In November 2007, a research team (Professor Shinya Yamanaka et al., Kyoto University) generated "iPS cells" from cutaneous cells. This research surprised the world, because it had been generally believed in the medical world that it was impossible to reprogram cells once they differentiated. However, the "iPS cells" have pluripotency which allows them to differentiate into any type of cell.

Now researchers have almost completed the research stage regarding what types of cells iPS cells can differentiate into. The main themes presently being addressed are "Clinical research developed by the application of iPS cells" and "Organ generation." These two themes correspond with the application of the iPS cells in regenerative medicine, or medical treatment for regeneration of lost tissues and organs. In 2013, researchers made substantial progress in these areas. As for the former theme, Project Leader Masayo Takahashi et al. in RIKEN, launched the first clinical research in the world in the regeneration medicine realization hub network program that took on the results of s-innovation in August 2013. As for the latter theme, Professor Hideki Taniguchi with his team members at Yokohama City University generated a human organ in s-innovation for the first time in the world in July.

There is a disease that is called "terminal organ incompetence." If a person suffers from this disease, his/her specified organ fails to function. An effective medical treatment for this case is "organ transplantation", in which a healthy organ is replaced with a damaged organ. However, organs from donors are in extremely short supply while the number of patients who need an organ transplant are increasing year after year. Thus, in order to solve this problem, it is urgent and imperative to develop a medical treatment which will serve as a substitute for organ transplantation. For this reason, researchers have recently carried on the regenerative medical research, using differentiated and inducted organ cells from pluripotent stem cells (iPS cells, ES cells) with the aim of recovering damaged organ function.

In order to achieve this, the research group of Professor Hideki Taniguchi et al. departed from the previous developmental notion of "cell differentiation induction." Instead, the group aimed to realize "differentiation and induction based on organ reconstruction." Naturally, organs are constructed not only with cells that bear a specific function (functional cell), but also with multiple kinds of cells which are arranged three-dimensionally and interact with one another, both of which contribute to the proper function of the organ. Thus, the basic idea can be described as follows: in order to acquire cells that function fully, it is imperative to"induce organs" (organ generation) that enable the reconstruction of three-dimensional tissues, in addition to inducing the differentiation of the functional cells.

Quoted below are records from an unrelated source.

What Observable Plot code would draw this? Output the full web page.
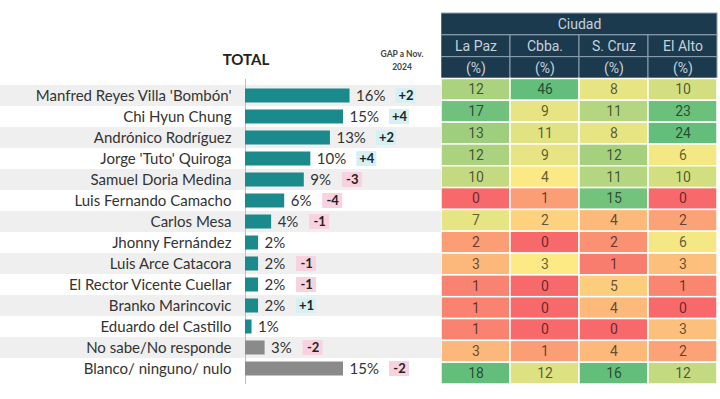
<!DOCTYPE html>
<html><head><meta charset="utf-8">
<script src="https://cdn.jsdelivr.net/npm/d3@7"></script>
<script src="https://cdn.jsdelivr.net/npm/@observablehq/plot@0.6"></script>
<style>
body{margin:0;background:#fff;}
#wrap{position:relative;width:720px;height:399px;overflow:hidden;font-family:Lato,sans-serif;}
#left{position:absolute;left:0;top:0;}
#right{position:absolute;left:441px;top:0;}
#total{position:absolute;left:196px;width:100px;top:50px;text-align:center;font:bold 15px Lato,sans-serif;color:#222;}
#gap{position:absolute;left:372px;width:60px;top:48px;text-align:center;font:bold 8.5px Lato,sans-serif;color:#444;line-height:13px;}
</style></head><body>
<div id="wrap"><div id="left"></div><div id="right"></div>
<div id="total">TOTAL</div><div id="gap">GAP a Nov.<br>2024</div></div>
<script>
const candidates = ["Manfred Reyes Villa 'Bombón'","Chi Hyun Chung","Andrónico Rodríguez","Jorge 'Tuto' Quiroga","Samuel Doria Medina","Luis Fernando Camacho","Carlos Mesa","Jhonny Fernández","Luis Arce Catacora","El Rector Vicente Cuellar","Branko Marincovic","Eduardo del Castillo","No sabe/No responde","Blanco/ ninguno/ nulo"];
const totals = [16,15,13,10,9,6,4,2,2,2,2,1,3,15];
const gaps = [2,4,2,4,-3,-4,-1,null,-1,-1,1,null,-2,-2];
const nonCandidate = [false,false,false,false,false,false,false,false,false,false,false,false,true,true];
const cities = ["La Paz","Cbba.","S. Cruz","El Alto"];
const laPaz = [12,17,13,12,10,0,7,2,3,1,1,1,3,18];
const cbba = [46,9,11,9,4,1,2,0,3,0,0,0,1,12];
const sCruz = [8,11,8,12,11,15,4,2,1,5,4,0,4,16];
const elAlto = [10,23,24,6,10,0,2,6,3,1,0,3,2,12];

const rows = candidates.map((name,i)=>({name, i, value: totals[i], gap: gaps[i], other: nonCandidate[i]}));
const xMax = 30;
const withGap = rows.filter(d=>d.gap!=null);
const badgeMarks = (sub, off) => [
  Plot.barX(sub, {x1:"value", x2:"value", y:"name", dx: off, insetRight:-20, insetTop:3, insetBottom:3,
    fill: d=>d.gap>0?"#d5f1f4":"#f8d2de"}),
  Plot.text(sub, {x:"value", y:"name", dx: off+10, text: d=>(d.gap>0?"+":"")+d.gap,
    fontWeight:"bold", fontSize:13, fill:"#222"})
];
const left = Plot.plot({
  width:441, height:399, marginLeft:245, marginRight:0, marginTop:79, marginBottom:15,
  style:{fontFamily:"Lato, sans-serif", background:"transparent"},
  x:{domain:[0,xMax], axis:null},
  y:{domain:candidates, padding:0, axis:null, label:null},
  marks:[
    Plot.barX(rows.filter(d=>d.i%2===0), {x1:0, x2:xMax, y:"name", fill:"#efefef", insetLeft:-245}),
    Plot.ruleX([0], {stroke:"#bdbdbd"}),
    Plot.barX(rows.filter(d=>!d.other), {x:"value", y:"name", fill:"#1a8a8c", insetTop:3.5, insetBottom:3.5}),
    Plot.barX(rows.filter(d=>d.other), {x:"value", y:"name", fill:"#8a8a8a", insetTop:3.5, insetBottom:3.5}),
    Plot.text(rows, {x:"value", y:"name", text:d=>d.value+"%", dx:6, textAnchor:"start", fontSize:15, fill:"#333"}),
    ...badgeMarks(withGap.filter(d=>d.value>=10), 46),
    ...badgeMarks(withGap.filter(d=>d.value<10), 38),
    Plot.axisY({tickSize:0, tickPadding:14, fontSize:15, color:"#333", label:null})
  ]
});
document.getElementById("left").append(left);

const cols = [laPaz, cbba, sCruz, elAlto];
const cells = [];
cols.forEach((vals,c)=>{
  const mn=d3.min(vals), md=d3.median(vals), mx=d3.max(vals);
  vals.forEach((v,r)=>cells.push({c, r, v, t: v<=md ? 0.5*(v-mn)/(md-mn) : 0.5+0.5*(v-md)/(mx-md)}));
});
const header = [{c1:0,c2:4,r:-3,label:"Ciudad"},
  ...cities.map((n,c)=>({c1:c,c2:c+1,r:-2,label:n})),
  ...cities.map((n,c)=>({c1:c,c2:c+1,r:-1,label:"(%)"}))];
const right = Plot.plot({
  width:277, height:399, marginLeft:0, marginRight:1, marginTop:13, marginBottom:15,
  style:{fontFamily:"Roboto, sans-serif", background:"transparent"},
  x:{domain:[0,4], axis:null},
  y:{domain:[-3,14], reverse:true, axis:null},
  color:{type:"linear", domain:[0,0.5,1], range:["#f8696b","#ffeb84","#63be7b"], interpolate:"rgb"},
  marks:[
    Plot.rect(header, {x1:"c1", x2:"c2", y1:"r", y2:d=>d.r+1, fill:"#1c3a4e", stroke:"#8da2b2", strokeWidth:1}),
    Plot.text(header, {x:d=>(d.c1+d.c2)/2, y:d=>d.r+0.5, text:"label", fill:"#c6d1db", fontSize:14}),
    Plot.rect(cells, {x1:"c", x2:d=>d.c+1, y1:"r", y2:d=>d.r+1, fill:"t", stroke:"white", strokeWidth:1.5}),
    Plot.text(cells, {x:d=>d.c+0.5, y:d=>d.r+0.5, text:"v", fill:"black", fillOpacity:0.62, fontSize:14})
  ]
});
document.getElementById("right").append(right);
</script>
</body></html>
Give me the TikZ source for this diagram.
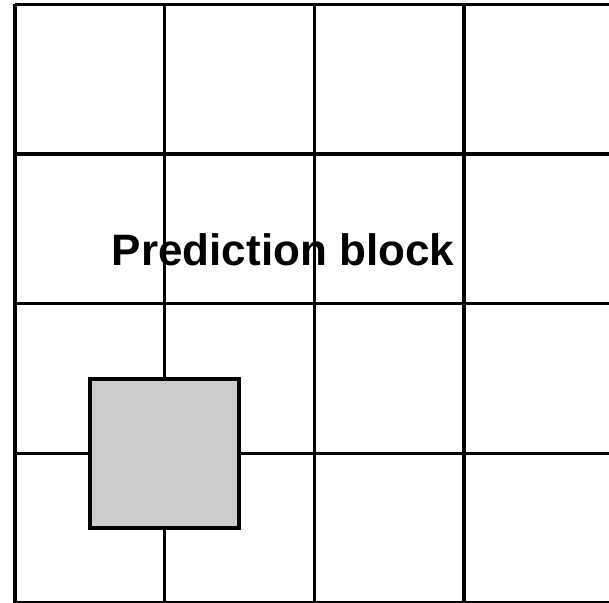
\documentclass[tikz,border=0pt]{standalone}
\usepackage{fontspec}
\setmainfont{Liberation Sans}
\usepackage{xcolor}
\definecolor{ink}{HTML}{000000}
\definecolor{blockfill}{HTML}{CCCCCC}

\begin{document}
\begin{tikzpicture}[
    x=1pt, y=-1pt,
    gridline/.style={draw=ink, line width=3.4pt},
    block/.style={draw=ink, fill=blockfill, line width=4pt, minimum size=149pt, inner sep=0pt},
    label/.style={font=\fontsize{44}{44}\selectfont\bfseries, text=ink, inner sep=0pt}
]

% Page frame, in pixels of the reference.
\useasboundingbox (0,0) rectangle (609,602);
\clip (0,0) rectangle (609,602);

% Grid of 150 px cells.
\def\xo{15}
\def\yo{4.5}
\def\cell{149.6}

\foreach \i in {0,...,4} {
    \draw[gridline] (\xo+\i*\cell,\yo) -- (\xo+\i*\cell,\yo+4*\cell);
    \draw[gridline] (\xo,\yo+\i*\cell) -- (\xo+4*\cell,\yo+\i*\cell);
}

% Grey block centred on a grid crossing.
\node[block] (pblock) at (\xo+\cell,\yo+3*\cell) {};

% Label.
\node[label, anchor=base] (plabel) at (283,265) {Prediction block};

\end{tikzpicture}
\end{document}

First of all, the research group developed a new cell culture handling technique in order to follow the process of "organ rudiment" (organ seed) formation that takes place in the womb in a test tube. After this, the research group added "vascular endothelial cells" (that generated blood vessels) and "mesenchymal stem cells" (that had the function to connect cells) to "endoderm cells" that were made of human iPS cells ("precursors" that are in the stage just before they differentiate into liver cells), then co-cultured in a test tube. As a result, 3 types of undifferentiated cells gathered together in a ball shape to form autonomously three-dimensional liver rudiments (what is called the human "mini-liver") in approximately 48 hours. When they transplanted these rudiments to living organisms (immunosuppressed mice), vascular networks with bloodstreams were reconstructed, and finally it was found that the rudiments matured into tissue with features of human liver functions, such as synthesis of protein and drug metabolism. In addition, the survival rate of the mice group that had the hepatic failure, into which the rudiments had been transplanted, improved significantly compared to the mice group that didn't received the transplantation. This indicates that human liver cells that were differentiated and inducted in living organisms were successful in performing a function as a liver, and the effectiveness of the treatment was observed.

Thus, this research group succeeded in creating a functional human liver with vascular networks from iPS cell-derived cells for the first time in the world.

The research group of Professor Taniguchi et al. named this developmental technique as a "transplant remedy for organ rudiment," and proposed this remedy as an alternate treatment for organ transplants. If we can substantiate the treatment based on the technique, we will be able to save the lives of many patients. To that end, the research group is now working on mass producing technology, seeking the best way to transplant organ rudiments, trying to realize the regenerative medicine for patients with liver disorder, and thus accelerating the research for the application possibility for organs other than the liver.

On the other hand, the result of this research is likely to contribute largely to the development of the pharmaceutical industry in Japan. Human hepatic cells are regarded as highly marketable and the most important among the cells currently utilized for the development in the pharmaceutical industry. They have proved to be useful for screening (selection of new drug candidates) for pharmaceutical developments such as metabolic stability tests and enzyme induction, but unfortunately, almost 100% of the supply relies on Europe and the United States at present. Therefore, we believe that if we are able to produce iPS cell-derived human hepatic cells and hepatic tissues in large quantity and provide them for the screening using the technique developed through this research, we will make a further contribution to the development in the pharmaceutical industry in Japan.